[Records from a dataset]

- - -

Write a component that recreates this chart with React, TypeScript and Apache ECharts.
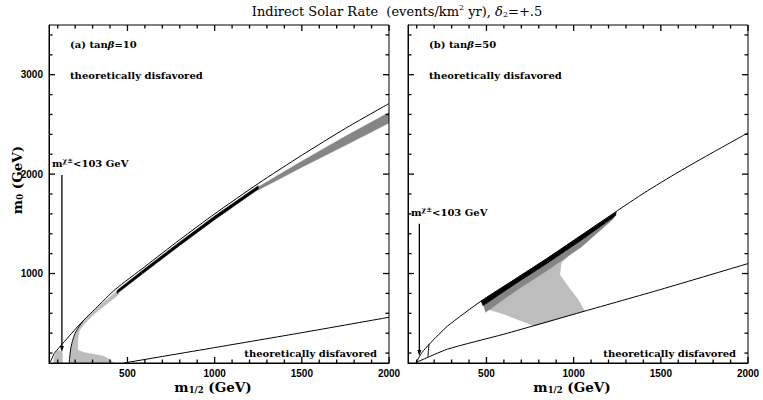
import React, { useEffect, useRef } from "react";
import * as echarts from "echarts";

// ---------- axes ----------
const X_MIN = 50;
const X_MAX = 2000;
const Y_MIN = 100;
const Y_MAX = 3500;
const xMajorTicks = [500, 1000, 1500, 2000];
const xMinorTicks = [100, 200, 300, 400, 600, 700, 800, 900, 1100, 1200, 1300, 1400, 1600, 1700, 1800, 1900];
const yMajorTicks = [1000, 2000, 3000];
const yMinorTicks = [200, 400, 600, 800, 1200, 1400, 1600, 1800, 2200, 2400, 2600, 2800, 3200, 3400];

// ---------- panel (a) tan beta = 10 ----------
const aUpperCurve = [[52, 100], [61, 123], [80, 195], [109, 257], [167, 373], [232, 500], [318, 650], [430, 840], [600, 1070], [800, 1340], [1000, 1600], [1250, 1905], [1500, 2190], [1750, 2460], [2000, 2710]];
const aInnerCurve = [[166, 100], [170, 180], [176, 260], [186, 330], [200, 400], [220, 460], [245, 520]];
const aStauLine = [[480, 100], [1000, 255], [1500, 405], [2000, 560]];
const aChargino = [[124, 1990], [124, 240]];
const aLightGrayMain = [[168, 100], [172, 180], [178, 260], [188, 330], [202, 400], [222, 460], [247, 520], [318, 645], [440, 825], [450, 790], [318, 605], [250, 490], [225, 430], [215, 340], [215, 230], [250, 205], [300, 190], [360, 170], [400, 135], [420, 100]];
const aLightGraySmall = [[78, 100], [78, 150], [92, 215], [112, 225], [126, 205], [128, 100]];
const aBlackTop = [[440, 830], [600, 1050], [800, 1318], [1000, 1578], [1250, 1883]];
const aBlackBottom = [[440, 798], [600, 1015], [800, 1282], [1000, 1542], [1250, 1848]];
const aGrayTop = [[1250, 1870], [1500, 2130], [1750, 2380], [2000, 2620]];
const aGrayBottom = [[1250, 1840], [1500, 2070], [1750, 2290], [2000, 2515]];

// ---------- panel (b) tan beta = 50 ----------
const bUpperCurve = [[96, 105], [130, 205], [172, 290], [278, 473], [469, 723], [661, 940], [852, 1157], [1044, 1385], [1236, 1615], [1408, 1815], [1600, 2020], [1800, 2220], [2000, 2415]];
const bLowerLine = [[96, 105], [278, 240], [600, 390], [1060, 620], [1500, 840], [2000, 1100]];
const bInnerCurve = [[165, 160], [167, 230], [171, 290]];
const bChargino = [[115, 1500], [115, 200]];
const bLightGray = [[475, 712], [661, 930], [852, 1147], [1044, 1375], [1230, 1600], [1159, 1500], [1063, 1335], [967, 1173], [929, 1107], [920, 990], [967, 873], [1025, 740], [1063, 623], [776, 473], [603, 590], [508, 640], [478, 690]];
const bDarkTop = [[478, 715], [661, 925], [852, 1142], [1044, 1370], [1240, 1600]];
const bDarkBottom = [[495, 610], [661, 818], [852, 1035], [1044, 1268], [1225, 1545]];
const bBlackTop = [[469, 723], [661, 940], [852, 1157], [1044, 1385], [1245, 1620]];
const bBlackBottom = [[480, 675], [661, 890], [852, 1107], [1044, 1335], [1240, 1580]];

const LIGHT = "#bdbdbd";
const DARK = "#858585";
const BLACK = "#000000";
const SERIF = "DejaVu Serif";
const SANS = "Liberation Sans";

function band(top: number[][], bottom: number[][]) {
  return top.concat(bottom.slice().reverse());
}

function polygonSeries(points: number[][], fill: string, g: number) {
  return {
    type: "custom",
    xAxisIndex: g,
    yAxisIndex: g,
    data: points,
    silent: true,
    clip: true,
    z: 1,
    renderItem: (params: any, api: any) => {
      if (params.dataIndex !== 0) return null;
      return {
        type: "polygon",
        shape: { points: points.map((p) => api.coord(p)) },
        style: { fill, stroke: fill, lineWidth: 0.5 },
      };
    },
  };
}

function lineSeries(points: any[], g: number, z = 5) {
  return {
    type: "line",
    xAxisIndex: g,
    yAxisIndex: g,
    data: points,
    showSymbol: false,
    symbol: "none",
    smooth: 0.2,
    silent: true,
    z,
    lineStyle: { color: BLACK, width: 1 },
  };
}

function charginoSeries(points: number[][], g: number) {
  return {
    type: "line",
    xAxisIndex: g,
    yAxisIndex: g,
    silent: true,
    z: 6,
    showSymbol: true,
    data: [
      { value: points[0], symbol: "none" },
      { value: points[1], symbol: "triangle", symbolSize: [4, 6], symbolRotate: 180, itemStyle: { color: BLACK } },
    ],
    lineStyle: { color: BLACK, width: 1.3 },
  };
}

// inward tick marks on all four sides, placed through the axes' scales
function tickSeries(g: number, values: number[], dim: "x" | "y", len: number) {
  return {
    type: "custom",
    xAxisIndex: g,
    yAxisIndex: g,
    silent: true,
    clip: false,
    z: 20,
    data: values.map((v) => (dim === "x" ? [v, Y_MIN] : [X_MIN, v])),
    renderItem: (params: any, api: any) => {
      const st = { stroke: BLACK, lineWidth: 1.3, fill: "none" };
      if (dim === "x") {
        const v = api.value(0);
        const b = api.coord([v, Y_MIN]);
        const t = api.coord([v, Y_MAX]);
        return {
          type: "group",
          children: [
            { type: "line", shape: { x1: b[0], y1: b[1], x2: b[0], y2: b[1] - len }, style: st },
            { type: "line", shape: { x1: t[0], y1: t[1], x2: t[0], y2: t[1] + len }, style: st },
          ],
        };
      }
      const v = api.value(1);
      const l = api.coord([X_MIN, v]);
      const r = api.coord([X_MAX, v]);
      return {
        type: "group",
        children: [
          { type: "line", shape: { x1: l[0], y1: l[1], x2: l[0] + len, y2: l[1] }, style: st },
          { type: "line", shape: { x1: r[0], y1: r[1], x2: r[0] - len, y2: r[1] }, style: st },
        ],
      };
    },
  };
}

const plain = (v: number) => String(v);

function makeXAxis(g: number) {
  return {
    type: "value",
    gridIndex: g,
    min: X_MIN,
    max: X_MAX,
    position: "bottom",
    axisLine: { show: true, onZero: false, lineStyle: { color: BLACK, width: 1 } },
    splitLine: { show: false },
    axisTick: { show: false },
    axisLabel: { show: true, customValues: xMajorTicks, formatter: plain, margin: 5, color: BLACK, fontFamily: SANS, fontWeight: "bold", fontSize: 10 },
  };
}

function makeYAxis(g: number, labels: boolean) {
  return {
    type: "value",
    gridIndex: g,
    min: Y_MIN,
    max: Y_MAX,
    position: "left",
    axisLine: { show: true, onZero: false, lineStyle: { color: BLACK, width: 1 } },
    splitLine: { show: false },
    axisTick: { show: false },
    axisLabel: labels
      ? { show: true, customValues: yMajorTicks, formatter: plain, margin: 6, color: BLACK, fontFamily: SANS, fontWeight: "bold", fontSize: 10 }
      : { show: false },
  };
}

const boldSerif = { fontFamily: SERIF, fontWeight: "bold", fontSize: 10, fill: BLACK };

function txt(x: number, y: number, text: string, align: string, extra: any = {}) {
  return {
    type: "text",
    x,
    y,
    silent: true,
    z: 100,
    style: { text, align, verticalAlign: "middle", ...boldSerif, ...extra },
  };
}

const supRich = {
  sup: { fontFamily: SERIF, fontWeight: "bold", fontSize: 7, verticalAlign: "top", padding: [0, 0, 6, 0], fill: BLACK },
};
const itRich = {
  it: { fontFamily: SERIF, fontWeight: "bold", fontStyle: "italic", fontSize: 10, fill: BLACK },
};
const subRich = {
  sub: { fontFamily: SERIF, fontWeight: "bold", fontSize: 8.5, verticalAlign: "bottom", padding: [6, 0, 0, 0], fill: BLACK },
};

function axisTitle(x: number, y: number, text: string, rotation = 0) {
  return {
    type: "text",
    x,
    y,
    rotation,
    silent: true,
    style: {
      text,
      align: "center",
      verticalAlign: "middle",
      fontFamily: SERIF,
      fontWeight: "bold",
      fontSize: 13.5,
      fill: BLACK,
      rich: subRich,
    },
  };
}

export default function App() {
  const ref = useRef<HTMLDivElement>(null);
  useEffect(() => {
    if (!ref.current) return;
    const chart = echarts.init(ref.current, undefined, { renderer: "svg" });
    const option: any = {
      animation: false,
      backgroundColor: "#ffffff",
      grid: [
        { left: 49, top: 25, width: 340, height: 338, show: true, borderColor: BLACK, borderWidth: 1, backgroundColor: "transparent", z: 10 },
        { left: 408, top: 25, width: 340, height: 338, show: true, borderColor: BLACK, borderWidth: 1, backgroundColor: "transparent", z: 10 },
      ],
      xAxis: [makeXAxis(0), makeXAxis(1)],
      yAxis: [makeYAxis(0, true), makeYAxis(1, false)],
      series: [
        // panel (a)
        polygonSeries(aLightGrayMain, LIGHT, 0),
        polygonSeries(aLightGraySmall, LIGHT, 0),
        polygonSeries(band(aGrayTop, aGrayBottom), DARK, 0),
        polygonSeries(band(aBlackTop, aBlackBottom), BLACK, 0),
        lineSeries(aUpperCurve, 0),
        lineSeries(aInnerCurve, 0),
        lineSeries(aStauLine, 0),
        charginoSeries(aChargino, 0),
        tickSeries(0, xMajorTicks, "x", 6),
        tickSeries(0, xMinorTicks, "x", 3.5),
        tickSeries(0, yMajorTicks, "y", 6),
        tickSeries(0, yMinorTicks, "y", 3.5),
        // panel (b)
        polygonSeries(bLightGray, LIGHT, 1),
        polygonSeries(band(bDarkTop, bDarkBottom), DARK, 1),
        polygonSeries(band(bBlackTop, bBlackBottom), BLACK, 1),
        lineSeries(bUpperCurve, 1),
        lineSeries(bLowerLine, 1),
        lineSeries(bInnerCurve, 1),
        charginoSeries(bChargino, 1),
        tickSeries(1, xMajorTicks, "x", 6),
        tickSeries(1, xMinorTicks, "x", 3.5),
        tickSeries(1, yMajorTicks, "y", 6),
        tickSeries(1, yMinorTicks, "y", 3.5),
      ],
      graphic: [
        {
          type: "text",
          x: 397,
          y: 11,
          silent: true,
          style: {
            text: "Indirect Solar Rate  (events/km{sup|2} yr), {it|δ}{sub|2}=+.5",
            align: "center",
            verticalAlign: "middle",
            fontFamily: SERIF,
            fontSize: 13,
            fill: BLACK,
            rich: {
              sup: { fontFamily: SERIF, fontSize: 8, verticalAlign: "top", padding: [0, 0, 7, 0], fill: BLACK },
              sub: { fontFamily: SERIF, fontSize: 8, verticalAlign: "bottom", padding: [6, 0, 0, 0], fill: BLACK },
              it: { fontFamily: SERIF, fontSize: 13, fontStyle: "italic", fill: BLACK },
            },
          },
        },
        txt(70, 44, "(a) tan{it|β}=10", "left", { rich: itRich }),
        txt(429, 44, "(b) tan{it|β}=50", "left", { rich: itRich }),
        txt(70, 75, "theoretically disfavored", "left"),
        txt(377, 353, "theoretically disfavored", "right"),
        txt(429, 75, "theoretically disfavored", "left"),
        txt(736, 353, "theoretically disfavored", "right"),
        txt(52, 163, "m{sup|χ±}<103 GeV", "left", { rich: supRich }),
        txt(411, 212, "m{sup|χ±}<103 GeV", "left", { rich: supRich }),
        axisTitle(213, 387, "m{sub|1/2} (GeV)"),
        axisTitle(572, 387, "m{sub|1/2} (GeV)"),
        axisTitle(17, 180, "m{sub|0} (GeV)", Math.PI / 2),
      ],
    };
    chart.setOption(option);
    return () => chart.dispose();
  }, []);
  return <div ref={ref} style={{ position: "absolute", left: 0, top: 0, width: 763, height: 400 }} />;
}
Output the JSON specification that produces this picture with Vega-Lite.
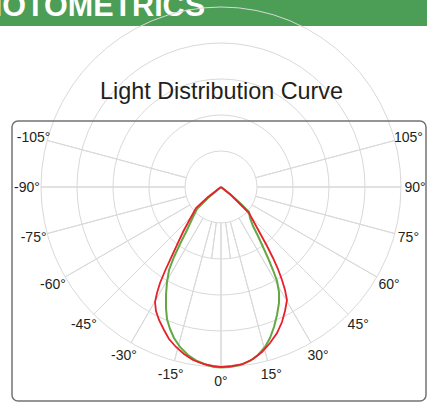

- - -

Direction:
Say, as a number only, how many lines of the data contain "that".

Written reply:
2